Diglossia may or may not involve individual bilingualism. In many diglossic situations, speakers control both varieties and use them according to the circumstances of the speech situation. Early-nineteenth-century Tsarist Russia, on the other hand, was a diglossic society with very little bilingualism: the Frenchspeaking elite generally did not speak Russian (L) and the peasantry generally had little French (H). Brussels, by contrast, is a setting in which widespread French-Dutch bilingualism is not accompanied by a functional separation of varieties and, officially at least, both languages enjoy equal status. There can be little doubt, however, that French now dominates in Brussels, and Fishman has argued that bilingualism without diglossia tends to be a transitional state.

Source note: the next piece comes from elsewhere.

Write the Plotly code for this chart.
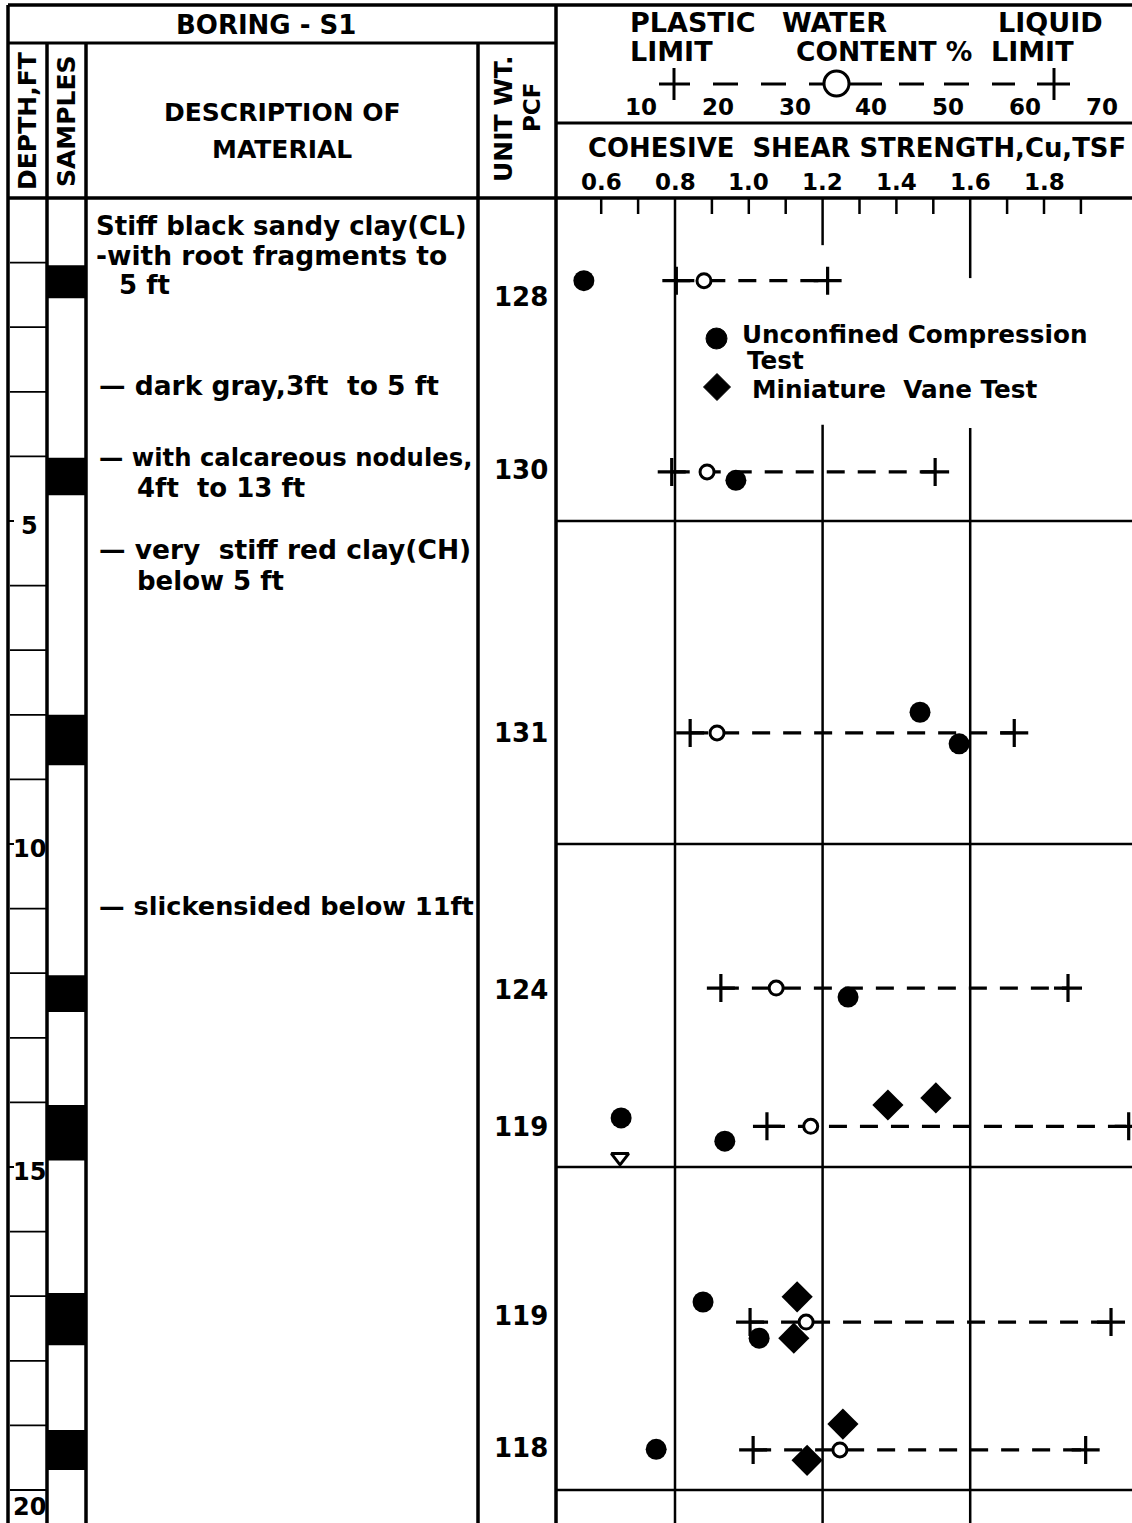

In diglossic communities where most speakers control both H and L varieties, speakers may code-switch between the two. In situational code-switching, a switch may be triggered by a change of topic or situation, or in response to a change of interlocutor, and may exploit the symbolic value or associations of the varieties in question. In a famous 1972 study by Jan-Petter Blom and John Gumperz, party guests in the Norwegian town of Hemnesberget were found unconsciously to switch from the local dialect, Ranamål (L), to standard Norwegian (Bokmål; H) as the conversation turned from domestic or local topics to more public or academic ones. Use of Ranamål seemed to emphasize what the researchers called local ‘team’ values.
In cases of conversational code-switching, however, there is most often no identifiable trigger for individual switches, which can occur with great frequency: it is the switching itself, rather than the symbolic associations of the varieties for the speakers concerned, which becomes an important marker of speech community identity.